━━━ DATASET CONTENT ━━━

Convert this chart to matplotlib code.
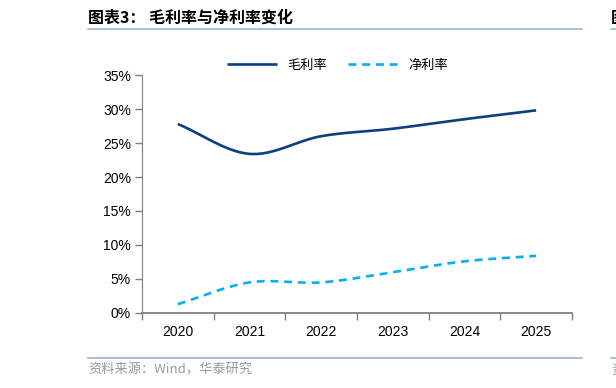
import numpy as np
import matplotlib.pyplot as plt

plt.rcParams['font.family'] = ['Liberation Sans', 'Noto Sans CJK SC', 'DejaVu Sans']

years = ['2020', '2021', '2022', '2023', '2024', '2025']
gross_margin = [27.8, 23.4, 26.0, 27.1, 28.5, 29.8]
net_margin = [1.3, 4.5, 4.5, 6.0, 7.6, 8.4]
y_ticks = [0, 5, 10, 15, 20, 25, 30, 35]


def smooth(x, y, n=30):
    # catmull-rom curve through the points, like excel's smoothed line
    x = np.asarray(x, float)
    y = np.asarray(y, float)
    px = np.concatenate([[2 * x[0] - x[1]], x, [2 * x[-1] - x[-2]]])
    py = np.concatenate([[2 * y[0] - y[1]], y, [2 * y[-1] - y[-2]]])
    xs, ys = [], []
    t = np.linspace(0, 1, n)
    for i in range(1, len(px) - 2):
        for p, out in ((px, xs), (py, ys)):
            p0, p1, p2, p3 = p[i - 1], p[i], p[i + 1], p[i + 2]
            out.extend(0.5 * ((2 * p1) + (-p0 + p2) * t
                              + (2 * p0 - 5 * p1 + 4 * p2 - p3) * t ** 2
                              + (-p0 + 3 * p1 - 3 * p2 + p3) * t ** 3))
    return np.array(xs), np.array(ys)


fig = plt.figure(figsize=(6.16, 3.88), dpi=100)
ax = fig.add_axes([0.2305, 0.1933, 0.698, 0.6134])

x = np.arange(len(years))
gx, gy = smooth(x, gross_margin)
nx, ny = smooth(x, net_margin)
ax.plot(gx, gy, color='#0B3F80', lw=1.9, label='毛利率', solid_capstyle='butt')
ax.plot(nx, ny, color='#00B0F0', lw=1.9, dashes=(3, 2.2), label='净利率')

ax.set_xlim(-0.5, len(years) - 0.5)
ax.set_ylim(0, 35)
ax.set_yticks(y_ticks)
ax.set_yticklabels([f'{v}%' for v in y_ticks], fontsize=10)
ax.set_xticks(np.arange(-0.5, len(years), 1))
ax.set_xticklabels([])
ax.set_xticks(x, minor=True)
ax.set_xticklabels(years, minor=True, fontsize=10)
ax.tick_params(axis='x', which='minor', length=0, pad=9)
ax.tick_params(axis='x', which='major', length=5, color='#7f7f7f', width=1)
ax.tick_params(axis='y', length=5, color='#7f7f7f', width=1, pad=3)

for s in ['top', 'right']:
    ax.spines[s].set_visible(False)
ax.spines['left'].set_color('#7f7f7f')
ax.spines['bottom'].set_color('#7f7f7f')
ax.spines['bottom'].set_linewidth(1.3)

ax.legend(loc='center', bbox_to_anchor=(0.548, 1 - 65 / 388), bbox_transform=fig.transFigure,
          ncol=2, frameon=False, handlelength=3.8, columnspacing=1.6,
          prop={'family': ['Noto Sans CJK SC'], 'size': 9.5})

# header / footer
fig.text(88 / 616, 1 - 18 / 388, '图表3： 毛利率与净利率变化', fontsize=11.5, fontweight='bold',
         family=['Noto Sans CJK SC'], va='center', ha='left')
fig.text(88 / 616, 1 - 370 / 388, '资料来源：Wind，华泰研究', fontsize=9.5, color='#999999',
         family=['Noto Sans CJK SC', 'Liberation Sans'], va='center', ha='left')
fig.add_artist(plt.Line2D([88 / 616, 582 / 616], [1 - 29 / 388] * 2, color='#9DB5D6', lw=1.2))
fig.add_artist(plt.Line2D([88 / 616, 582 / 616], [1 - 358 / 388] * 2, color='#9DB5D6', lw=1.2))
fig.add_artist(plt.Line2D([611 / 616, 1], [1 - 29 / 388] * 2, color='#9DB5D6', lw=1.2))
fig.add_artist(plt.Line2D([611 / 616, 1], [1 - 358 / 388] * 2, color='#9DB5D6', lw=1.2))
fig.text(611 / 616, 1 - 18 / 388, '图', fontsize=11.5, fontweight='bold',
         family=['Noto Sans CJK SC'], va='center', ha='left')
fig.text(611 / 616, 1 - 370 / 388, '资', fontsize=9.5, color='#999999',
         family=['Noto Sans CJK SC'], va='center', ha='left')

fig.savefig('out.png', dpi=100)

━━━

# EXERCISE PROMPT
Give again exactly the lines running from the beginning of the material above through the line that contains "ax = fig.add_axes([0.2305, 0.1933, 0.698, 0.6134])", and leave out every picture.

# WORKED ANSWER
Convert this chart to matplotlib code.
import numpy as np
import matplotlib.pyplot as plt

plt.rcParams['font.family'] = ['Liberation Sans', 'Noto Sans CJK SC', 'DejaVu Sans']

years = ['2020', '2021', '2022', '2023', '2024', '2025']
gross_margin = [27.8, 23.4, 26.0, 27.1, 28.5, 29.8]
net_margin = [1.3, 4.5, 4.5, 6.0, 7.6, 8.4]
y_ticks = [0, 5, 10, 15, 20, 25, 30, 35]


def smooth(x, y, n=30):
    # catmull-rom curve through the points, like excel's smoothed line
    x = np.asarray(x, float)
    y = np.asarray(y, float)
    px = np.concatenate([[2 * x[0] - x[1]], x, [2 * x[-1] - x[-2]]])
    py = np.concatenate([[2 * y[0] - y[1]], y, [2 * y[-1] - y[-2]]])
    xs, ys = [], []
    t = np.linspace(0, 1, n)
    for i in range(1, len(px) - 2):
        for p, out in ((px, xs), (py, ys)):
            p0, p1, p2, p3 = p[i - 1], p[i], p[i + 1], p[i + 2]
            out.extend(0.5 * ((2 * p1) + (-p0 + p2) * t
                              + (2 * p0 - 5 * p1 + 4 * p2 - p3) * t ** 2
                              + (-p0 + 3 * p1 - 3 * p2 + p3) * t ** 3))
    return np.array(xs), np.array(ys)


fig = plt.figure(figsize=(6.16, 3.88), dpi=100)
ax = fig.add_axes([0.2305, 0.1933, 0.698, 0.6134])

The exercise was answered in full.